* START *
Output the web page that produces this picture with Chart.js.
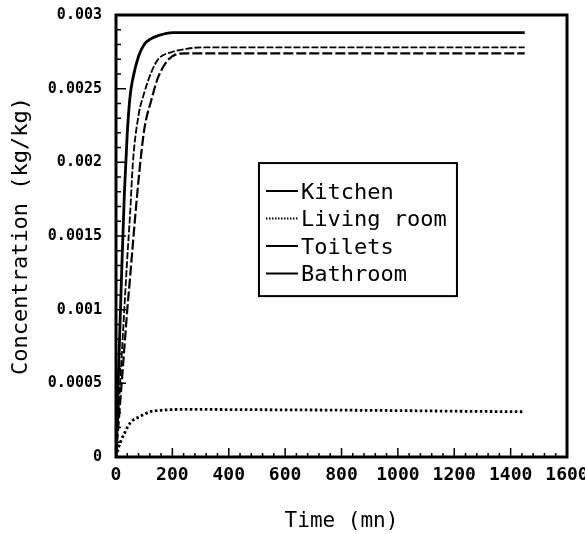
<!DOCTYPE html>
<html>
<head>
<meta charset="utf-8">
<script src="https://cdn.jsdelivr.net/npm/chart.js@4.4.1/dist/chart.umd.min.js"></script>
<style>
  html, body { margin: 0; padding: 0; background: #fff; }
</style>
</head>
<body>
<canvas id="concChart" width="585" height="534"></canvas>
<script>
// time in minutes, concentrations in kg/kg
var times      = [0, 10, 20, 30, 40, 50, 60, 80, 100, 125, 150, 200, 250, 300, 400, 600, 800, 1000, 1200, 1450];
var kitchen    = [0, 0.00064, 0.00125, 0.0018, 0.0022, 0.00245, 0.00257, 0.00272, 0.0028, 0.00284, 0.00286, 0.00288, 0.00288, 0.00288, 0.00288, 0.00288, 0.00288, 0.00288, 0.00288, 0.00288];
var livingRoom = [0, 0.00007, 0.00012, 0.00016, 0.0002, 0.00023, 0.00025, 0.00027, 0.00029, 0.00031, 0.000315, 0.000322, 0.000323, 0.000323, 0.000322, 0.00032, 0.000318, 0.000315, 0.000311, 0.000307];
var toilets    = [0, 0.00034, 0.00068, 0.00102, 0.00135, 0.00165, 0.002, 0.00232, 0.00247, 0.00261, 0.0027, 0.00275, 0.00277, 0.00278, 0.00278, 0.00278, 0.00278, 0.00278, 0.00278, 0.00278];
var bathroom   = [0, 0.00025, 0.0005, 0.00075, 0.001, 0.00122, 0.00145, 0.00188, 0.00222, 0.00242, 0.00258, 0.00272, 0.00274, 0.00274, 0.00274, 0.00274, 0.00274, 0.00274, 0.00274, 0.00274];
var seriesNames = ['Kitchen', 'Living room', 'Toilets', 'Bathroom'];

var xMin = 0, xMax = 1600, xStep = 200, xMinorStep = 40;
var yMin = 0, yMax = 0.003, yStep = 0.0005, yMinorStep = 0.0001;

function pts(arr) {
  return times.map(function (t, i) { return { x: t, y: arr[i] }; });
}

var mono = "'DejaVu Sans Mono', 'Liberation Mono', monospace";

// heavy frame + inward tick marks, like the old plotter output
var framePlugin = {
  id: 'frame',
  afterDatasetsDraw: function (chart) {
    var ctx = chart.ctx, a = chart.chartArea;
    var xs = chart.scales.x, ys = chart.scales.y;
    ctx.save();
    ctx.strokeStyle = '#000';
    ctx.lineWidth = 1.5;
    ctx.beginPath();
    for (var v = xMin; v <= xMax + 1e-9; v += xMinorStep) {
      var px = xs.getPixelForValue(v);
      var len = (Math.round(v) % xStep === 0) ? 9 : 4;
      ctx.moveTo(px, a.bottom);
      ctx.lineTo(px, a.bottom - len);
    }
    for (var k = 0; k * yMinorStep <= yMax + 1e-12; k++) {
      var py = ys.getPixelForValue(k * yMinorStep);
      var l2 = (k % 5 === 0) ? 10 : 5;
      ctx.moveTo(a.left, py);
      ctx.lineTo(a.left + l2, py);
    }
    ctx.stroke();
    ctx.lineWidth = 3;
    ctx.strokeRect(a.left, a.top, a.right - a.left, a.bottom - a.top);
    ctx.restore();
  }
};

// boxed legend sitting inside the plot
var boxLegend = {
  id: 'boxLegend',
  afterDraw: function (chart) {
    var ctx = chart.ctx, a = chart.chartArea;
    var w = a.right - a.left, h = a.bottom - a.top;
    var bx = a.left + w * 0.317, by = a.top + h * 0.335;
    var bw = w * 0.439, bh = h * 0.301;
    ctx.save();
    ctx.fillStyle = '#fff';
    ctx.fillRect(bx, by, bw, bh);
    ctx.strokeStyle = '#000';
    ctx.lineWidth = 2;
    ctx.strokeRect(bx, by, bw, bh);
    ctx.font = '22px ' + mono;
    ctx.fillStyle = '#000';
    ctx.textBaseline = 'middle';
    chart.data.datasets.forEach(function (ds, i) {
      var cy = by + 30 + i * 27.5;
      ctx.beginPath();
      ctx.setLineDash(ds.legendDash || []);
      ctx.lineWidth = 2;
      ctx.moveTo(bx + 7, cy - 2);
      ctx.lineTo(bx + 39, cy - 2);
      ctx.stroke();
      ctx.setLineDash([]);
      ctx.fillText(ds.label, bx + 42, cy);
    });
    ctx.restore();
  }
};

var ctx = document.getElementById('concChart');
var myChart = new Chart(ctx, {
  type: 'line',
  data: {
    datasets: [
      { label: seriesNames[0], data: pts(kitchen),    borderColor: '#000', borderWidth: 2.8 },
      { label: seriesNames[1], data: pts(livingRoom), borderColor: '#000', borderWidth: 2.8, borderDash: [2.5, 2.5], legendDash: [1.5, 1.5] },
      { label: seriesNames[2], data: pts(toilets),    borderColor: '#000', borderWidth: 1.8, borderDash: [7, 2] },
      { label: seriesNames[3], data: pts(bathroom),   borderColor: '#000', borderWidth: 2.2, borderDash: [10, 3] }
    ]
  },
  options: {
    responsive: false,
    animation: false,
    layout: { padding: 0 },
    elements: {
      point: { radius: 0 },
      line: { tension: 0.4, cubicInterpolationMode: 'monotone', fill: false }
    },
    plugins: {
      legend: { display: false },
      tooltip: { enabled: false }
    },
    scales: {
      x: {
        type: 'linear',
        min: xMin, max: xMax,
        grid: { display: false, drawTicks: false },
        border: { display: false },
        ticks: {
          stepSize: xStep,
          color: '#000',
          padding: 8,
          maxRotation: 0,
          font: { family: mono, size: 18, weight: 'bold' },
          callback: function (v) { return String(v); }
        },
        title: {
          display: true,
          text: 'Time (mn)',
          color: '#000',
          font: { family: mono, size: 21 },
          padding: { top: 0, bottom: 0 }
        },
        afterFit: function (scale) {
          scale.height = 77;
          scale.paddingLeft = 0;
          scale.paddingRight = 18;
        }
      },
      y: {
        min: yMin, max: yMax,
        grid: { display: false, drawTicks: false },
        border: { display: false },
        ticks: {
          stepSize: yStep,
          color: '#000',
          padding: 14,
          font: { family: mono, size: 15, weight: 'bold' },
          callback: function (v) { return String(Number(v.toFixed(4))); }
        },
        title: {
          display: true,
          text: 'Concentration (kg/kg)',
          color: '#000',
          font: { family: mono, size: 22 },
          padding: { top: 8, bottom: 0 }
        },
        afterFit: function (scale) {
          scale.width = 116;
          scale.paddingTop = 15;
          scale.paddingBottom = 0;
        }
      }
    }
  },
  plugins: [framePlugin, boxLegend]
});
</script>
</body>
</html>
* END *
* START *
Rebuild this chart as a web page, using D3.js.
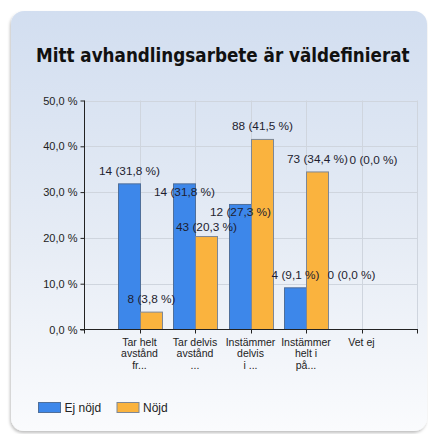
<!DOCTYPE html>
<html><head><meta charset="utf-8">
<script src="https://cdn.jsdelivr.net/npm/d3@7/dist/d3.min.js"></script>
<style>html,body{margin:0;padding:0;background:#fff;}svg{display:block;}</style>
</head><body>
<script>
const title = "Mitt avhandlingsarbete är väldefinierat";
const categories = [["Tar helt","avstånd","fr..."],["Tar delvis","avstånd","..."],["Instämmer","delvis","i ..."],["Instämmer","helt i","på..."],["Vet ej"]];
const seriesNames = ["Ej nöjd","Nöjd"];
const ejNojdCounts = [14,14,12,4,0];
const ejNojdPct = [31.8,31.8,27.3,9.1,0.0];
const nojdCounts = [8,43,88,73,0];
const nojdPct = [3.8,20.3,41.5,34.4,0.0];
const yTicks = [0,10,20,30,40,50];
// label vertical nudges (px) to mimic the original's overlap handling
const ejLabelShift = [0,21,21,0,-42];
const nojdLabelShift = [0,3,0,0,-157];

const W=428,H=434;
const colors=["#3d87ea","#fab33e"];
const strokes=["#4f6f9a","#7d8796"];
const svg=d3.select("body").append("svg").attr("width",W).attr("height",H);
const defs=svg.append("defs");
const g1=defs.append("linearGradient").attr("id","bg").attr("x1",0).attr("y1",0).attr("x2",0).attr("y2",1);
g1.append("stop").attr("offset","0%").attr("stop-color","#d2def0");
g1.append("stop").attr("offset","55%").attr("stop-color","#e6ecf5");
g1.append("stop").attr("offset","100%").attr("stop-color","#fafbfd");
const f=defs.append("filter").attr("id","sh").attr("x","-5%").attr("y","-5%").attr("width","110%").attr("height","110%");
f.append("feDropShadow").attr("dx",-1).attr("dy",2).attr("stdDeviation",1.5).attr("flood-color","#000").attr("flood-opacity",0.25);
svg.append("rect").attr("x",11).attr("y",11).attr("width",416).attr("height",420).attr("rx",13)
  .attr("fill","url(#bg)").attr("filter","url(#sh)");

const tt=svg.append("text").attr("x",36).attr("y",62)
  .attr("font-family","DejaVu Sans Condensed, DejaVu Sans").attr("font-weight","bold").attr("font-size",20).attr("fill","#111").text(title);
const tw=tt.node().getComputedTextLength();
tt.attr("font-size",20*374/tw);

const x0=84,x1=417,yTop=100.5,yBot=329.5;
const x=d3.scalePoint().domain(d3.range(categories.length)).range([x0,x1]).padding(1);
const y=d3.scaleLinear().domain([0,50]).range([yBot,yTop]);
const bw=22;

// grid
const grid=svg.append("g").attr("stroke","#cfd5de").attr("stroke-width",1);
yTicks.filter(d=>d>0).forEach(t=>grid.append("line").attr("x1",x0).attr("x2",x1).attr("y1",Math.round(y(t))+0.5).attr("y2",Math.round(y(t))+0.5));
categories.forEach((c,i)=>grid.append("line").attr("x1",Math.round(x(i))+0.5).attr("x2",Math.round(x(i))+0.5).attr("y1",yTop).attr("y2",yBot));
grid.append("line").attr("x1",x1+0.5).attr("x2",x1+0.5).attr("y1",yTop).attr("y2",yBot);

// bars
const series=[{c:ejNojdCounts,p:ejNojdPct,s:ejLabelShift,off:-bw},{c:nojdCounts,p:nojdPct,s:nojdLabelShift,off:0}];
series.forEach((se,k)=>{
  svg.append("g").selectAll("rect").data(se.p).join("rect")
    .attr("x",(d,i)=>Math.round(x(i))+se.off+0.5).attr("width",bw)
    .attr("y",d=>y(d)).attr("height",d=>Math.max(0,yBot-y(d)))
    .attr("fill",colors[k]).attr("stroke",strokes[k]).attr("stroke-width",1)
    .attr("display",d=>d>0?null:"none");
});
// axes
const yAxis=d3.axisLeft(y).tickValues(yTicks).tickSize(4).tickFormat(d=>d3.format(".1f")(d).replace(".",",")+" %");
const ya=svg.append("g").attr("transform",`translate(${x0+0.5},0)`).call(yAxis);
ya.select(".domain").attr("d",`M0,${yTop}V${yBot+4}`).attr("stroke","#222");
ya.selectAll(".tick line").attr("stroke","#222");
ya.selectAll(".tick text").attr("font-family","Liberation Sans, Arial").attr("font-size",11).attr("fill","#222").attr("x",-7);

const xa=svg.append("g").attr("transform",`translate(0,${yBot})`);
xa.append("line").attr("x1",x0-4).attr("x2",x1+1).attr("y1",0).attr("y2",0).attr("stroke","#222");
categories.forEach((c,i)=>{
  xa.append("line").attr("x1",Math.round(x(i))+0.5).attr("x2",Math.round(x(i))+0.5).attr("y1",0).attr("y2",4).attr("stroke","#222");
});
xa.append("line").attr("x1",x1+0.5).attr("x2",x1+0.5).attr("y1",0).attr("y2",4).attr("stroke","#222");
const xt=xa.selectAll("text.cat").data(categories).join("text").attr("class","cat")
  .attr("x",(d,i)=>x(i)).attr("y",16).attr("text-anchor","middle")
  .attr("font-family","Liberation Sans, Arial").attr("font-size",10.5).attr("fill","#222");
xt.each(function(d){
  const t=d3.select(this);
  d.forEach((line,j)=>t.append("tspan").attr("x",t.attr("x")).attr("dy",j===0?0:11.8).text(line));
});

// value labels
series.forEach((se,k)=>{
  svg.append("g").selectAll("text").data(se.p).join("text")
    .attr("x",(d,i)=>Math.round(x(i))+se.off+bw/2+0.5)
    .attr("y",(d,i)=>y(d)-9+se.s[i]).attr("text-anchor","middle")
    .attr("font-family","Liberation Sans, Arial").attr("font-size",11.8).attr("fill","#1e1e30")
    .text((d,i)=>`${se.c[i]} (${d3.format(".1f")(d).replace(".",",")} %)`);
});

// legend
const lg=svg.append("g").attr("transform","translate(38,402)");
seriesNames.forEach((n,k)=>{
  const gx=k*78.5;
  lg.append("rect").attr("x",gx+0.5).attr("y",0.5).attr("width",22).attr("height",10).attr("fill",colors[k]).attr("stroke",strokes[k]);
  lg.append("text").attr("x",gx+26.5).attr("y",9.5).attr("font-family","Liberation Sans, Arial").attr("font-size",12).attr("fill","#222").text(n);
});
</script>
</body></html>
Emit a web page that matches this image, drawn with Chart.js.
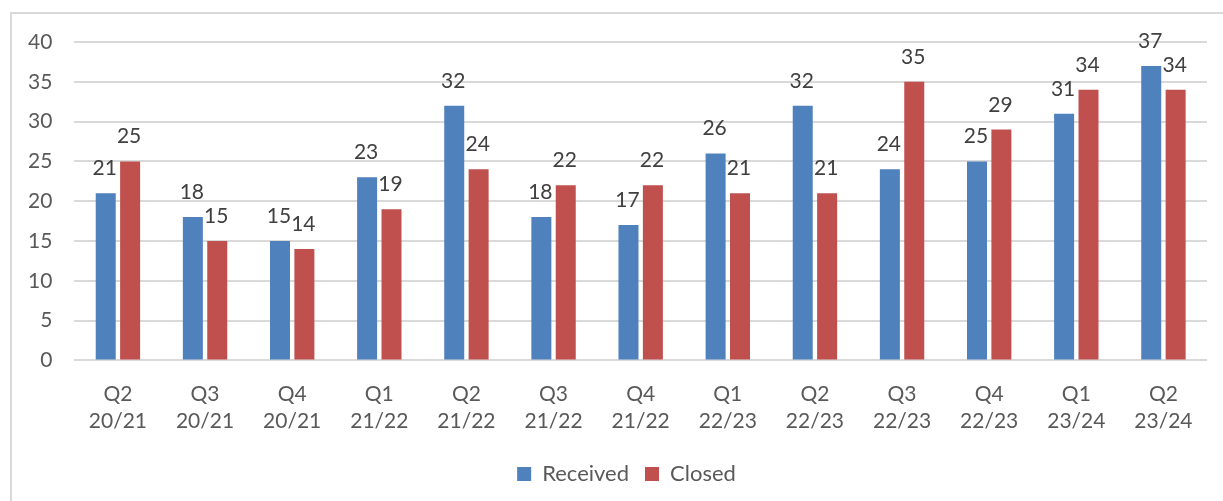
* END *
* START *
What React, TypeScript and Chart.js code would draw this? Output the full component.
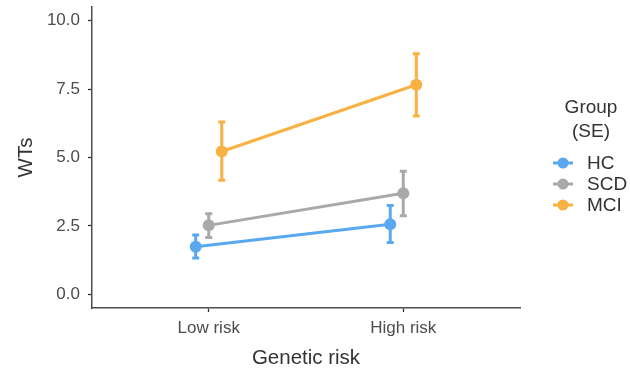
* END *
> Work to be completed: Begin with the line that contains "Output the web" and end with the line that contains "Sans Mono', 'Liberation"; write out both and all lines between exactly, but no pictures.

> Full output:
Output the web page that produces this picture with Chart.js.
<!DOCTYPE html>
<html>
<head>
<meta charset="utf-8">
<script src="https://cdn.jsdelivr.net/npm/chart.js@4.4.1/dist/chart.umd.min.js"></script>
<style>
  html, body { margin: 0; padding: 0; background: #fff; }
</style>
</head>
<body>
<canvas id="concChart" width="585" height="534"></canvas>
<script>
// time in minutes, concentrations in kg/kg
var times      = [0, 10, 20, 30, 40, 50, 60, 80, 100, 125, 150, 200, 250, 300, 400, 600, 800, 1000, 1200, 1450];
var kitchen    = [0, 0.00064, 0.00125, 0.0018, 0.0022, 0.00245, 0.00257, 0.00272, 0.0028, 0.00284, 0.00286, 0.00288, 0.00288, 0.00288, 0.00288, 0.00288, 0.00288, 0.00288, 0.00288, 0.00288];
var livingRoom = [0, 0.00007, 0.00012, 0.00016, 0.0002, 0.00023, 0.00025, 0.00027, 0.00029, 0.00031, 0.000315, 0.000322, 0.000323, 0.000323, 0.000322, 0.00032, 0.000318, 0.000315, 0.000311, 0.000307];
var toilets    = [0, 0.00034, 0.00068, 0.00102, 0.00135, 0.00165, 0.002, 0.00232, 0.00247, 0.00261, 0.0027, 0.00275, 0.00277, 0.00278, 0.00278, 0.00278, 0.00278, 0.00278, 0.00278, 0.00278];
var bathroom   = [0, 0.00025, 0.0005, 0.00075, 0.001, 0.00122, 0.00145, 0.00188, 0.00222, 0.00242, 0.00258, 0.00272, 0.00274, 0.00274, 0.00274, 0.00274, 0.00274, 0.00274, 0.00274, 0.00274];
var seriesNames = ['Kitchen', 'Living room', 'Toilets', 'Bathroom'];

var xMin = 0, xMax = 1600, xStep = 200, xMinorStep = 40;
var yMin = 0, yMax = 0.003, yStep = 0.0005, yMinorStep = 0.0001;

function pts(arr) {
  return times.map(function (t, i) { return { x: t, y: arr[i] }; });
}

var mono = "'DejaVu Sans Mono', 'Liberation Mono', monospace";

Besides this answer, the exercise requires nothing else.